## Task to complete
Take every line from the listing below that contains "this".

[START Exercise material]

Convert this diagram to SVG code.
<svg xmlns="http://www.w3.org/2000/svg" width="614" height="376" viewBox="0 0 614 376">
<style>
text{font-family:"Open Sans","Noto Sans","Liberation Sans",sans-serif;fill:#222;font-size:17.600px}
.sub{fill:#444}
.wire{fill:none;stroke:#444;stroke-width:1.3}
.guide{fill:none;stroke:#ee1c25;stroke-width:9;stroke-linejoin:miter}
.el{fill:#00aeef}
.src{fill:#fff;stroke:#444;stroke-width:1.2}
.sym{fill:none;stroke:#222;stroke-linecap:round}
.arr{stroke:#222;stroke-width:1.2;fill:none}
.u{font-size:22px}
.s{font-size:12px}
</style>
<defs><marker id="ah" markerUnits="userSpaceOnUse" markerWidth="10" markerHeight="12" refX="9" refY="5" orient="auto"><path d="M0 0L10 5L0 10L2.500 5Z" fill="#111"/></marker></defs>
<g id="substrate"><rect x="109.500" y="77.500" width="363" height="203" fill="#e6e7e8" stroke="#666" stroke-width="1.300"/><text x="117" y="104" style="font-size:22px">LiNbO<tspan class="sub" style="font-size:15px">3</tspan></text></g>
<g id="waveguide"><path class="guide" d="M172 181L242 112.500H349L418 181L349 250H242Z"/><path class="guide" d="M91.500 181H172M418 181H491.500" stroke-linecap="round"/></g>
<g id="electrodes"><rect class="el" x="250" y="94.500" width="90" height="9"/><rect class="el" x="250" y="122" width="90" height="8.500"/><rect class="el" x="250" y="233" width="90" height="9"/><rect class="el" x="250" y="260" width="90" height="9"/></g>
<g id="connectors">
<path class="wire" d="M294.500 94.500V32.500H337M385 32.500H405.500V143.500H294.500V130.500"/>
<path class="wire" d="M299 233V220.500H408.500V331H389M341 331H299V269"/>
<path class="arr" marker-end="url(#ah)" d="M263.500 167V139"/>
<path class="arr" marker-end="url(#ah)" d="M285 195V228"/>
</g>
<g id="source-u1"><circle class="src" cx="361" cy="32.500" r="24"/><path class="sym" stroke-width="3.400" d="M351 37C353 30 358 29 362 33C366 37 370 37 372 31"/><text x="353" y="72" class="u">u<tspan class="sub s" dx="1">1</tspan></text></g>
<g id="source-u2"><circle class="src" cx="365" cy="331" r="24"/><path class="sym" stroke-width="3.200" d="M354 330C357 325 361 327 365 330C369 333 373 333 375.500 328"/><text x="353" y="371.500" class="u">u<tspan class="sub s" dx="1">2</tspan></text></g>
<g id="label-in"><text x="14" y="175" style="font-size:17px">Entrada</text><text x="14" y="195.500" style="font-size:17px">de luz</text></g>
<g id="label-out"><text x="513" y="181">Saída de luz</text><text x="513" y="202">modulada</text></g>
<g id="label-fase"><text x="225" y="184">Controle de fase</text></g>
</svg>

[END Exercise material]
[START Exercise material]

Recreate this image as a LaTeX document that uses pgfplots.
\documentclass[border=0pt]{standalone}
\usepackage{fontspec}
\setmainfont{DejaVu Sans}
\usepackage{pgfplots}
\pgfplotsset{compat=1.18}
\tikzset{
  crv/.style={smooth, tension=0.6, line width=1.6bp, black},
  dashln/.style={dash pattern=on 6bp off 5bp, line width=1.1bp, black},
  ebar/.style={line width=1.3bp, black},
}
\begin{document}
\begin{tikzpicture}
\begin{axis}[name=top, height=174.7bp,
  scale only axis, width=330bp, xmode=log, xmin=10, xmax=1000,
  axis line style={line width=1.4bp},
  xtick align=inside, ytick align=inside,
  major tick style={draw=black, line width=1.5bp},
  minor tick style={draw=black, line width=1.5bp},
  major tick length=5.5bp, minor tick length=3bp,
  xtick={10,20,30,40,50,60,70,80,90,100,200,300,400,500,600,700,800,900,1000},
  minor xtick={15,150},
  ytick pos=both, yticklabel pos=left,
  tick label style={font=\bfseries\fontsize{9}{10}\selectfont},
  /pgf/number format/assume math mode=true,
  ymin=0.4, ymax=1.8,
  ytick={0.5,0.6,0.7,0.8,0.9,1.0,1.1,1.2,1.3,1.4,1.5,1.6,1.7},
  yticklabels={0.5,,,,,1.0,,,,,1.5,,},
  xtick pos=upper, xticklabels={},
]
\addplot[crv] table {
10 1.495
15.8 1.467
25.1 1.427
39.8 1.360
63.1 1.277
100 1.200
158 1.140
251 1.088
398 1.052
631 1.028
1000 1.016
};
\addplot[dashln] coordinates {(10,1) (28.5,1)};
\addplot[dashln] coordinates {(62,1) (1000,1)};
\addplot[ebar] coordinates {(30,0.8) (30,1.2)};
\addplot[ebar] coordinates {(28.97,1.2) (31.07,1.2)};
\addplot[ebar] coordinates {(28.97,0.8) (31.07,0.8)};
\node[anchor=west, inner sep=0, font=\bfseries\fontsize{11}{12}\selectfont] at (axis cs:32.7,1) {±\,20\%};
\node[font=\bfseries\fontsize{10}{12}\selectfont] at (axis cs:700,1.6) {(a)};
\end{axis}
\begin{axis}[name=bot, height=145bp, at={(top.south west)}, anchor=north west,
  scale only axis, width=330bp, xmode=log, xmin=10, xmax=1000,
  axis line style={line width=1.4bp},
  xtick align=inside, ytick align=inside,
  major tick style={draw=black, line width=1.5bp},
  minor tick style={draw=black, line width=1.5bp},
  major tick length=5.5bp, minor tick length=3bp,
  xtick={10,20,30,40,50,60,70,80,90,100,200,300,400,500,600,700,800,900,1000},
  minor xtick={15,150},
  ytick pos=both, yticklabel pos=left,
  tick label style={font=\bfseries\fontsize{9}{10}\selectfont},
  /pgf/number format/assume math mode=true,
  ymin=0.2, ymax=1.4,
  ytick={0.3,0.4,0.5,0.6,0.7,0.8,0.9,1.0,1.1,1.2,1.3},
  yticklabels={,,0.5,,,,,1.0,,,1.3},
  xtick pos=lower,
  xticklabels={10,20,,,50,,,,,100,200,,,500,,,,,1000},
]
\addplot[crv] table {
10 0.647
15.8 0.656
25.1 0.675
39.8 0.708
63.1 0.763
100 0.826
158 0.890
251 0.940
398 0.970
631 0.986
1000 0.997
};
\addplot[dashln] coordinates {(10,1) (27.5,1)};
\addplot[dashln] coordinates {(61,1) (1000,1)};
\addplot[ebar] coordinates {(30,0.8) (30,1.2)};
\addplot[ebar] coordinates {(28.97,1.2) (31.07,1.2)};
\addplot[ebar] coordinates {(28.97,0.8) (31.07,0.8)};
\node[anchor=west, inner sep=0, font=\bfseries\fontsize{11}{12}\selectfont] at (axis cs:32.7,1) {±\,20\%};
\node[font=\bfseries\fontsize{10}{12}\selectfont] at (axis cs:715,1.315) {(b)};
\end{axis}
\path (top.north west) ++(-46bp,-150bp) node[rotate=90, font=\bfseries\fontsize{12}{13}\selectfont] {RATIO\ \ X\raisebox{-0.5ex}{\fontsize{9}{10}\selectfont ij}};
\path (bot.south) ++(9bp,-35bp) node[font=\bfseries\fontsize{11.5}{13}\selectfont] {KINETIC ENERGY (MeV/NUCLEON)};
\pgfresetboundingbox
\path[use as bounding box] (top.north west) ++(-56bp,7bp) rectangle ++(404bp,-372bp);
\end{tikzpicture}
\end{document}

[END Exercise material]

## Full output
Convert this diagram to SVG code.
Recreate this image as a LaTeX document that uses pgfplots.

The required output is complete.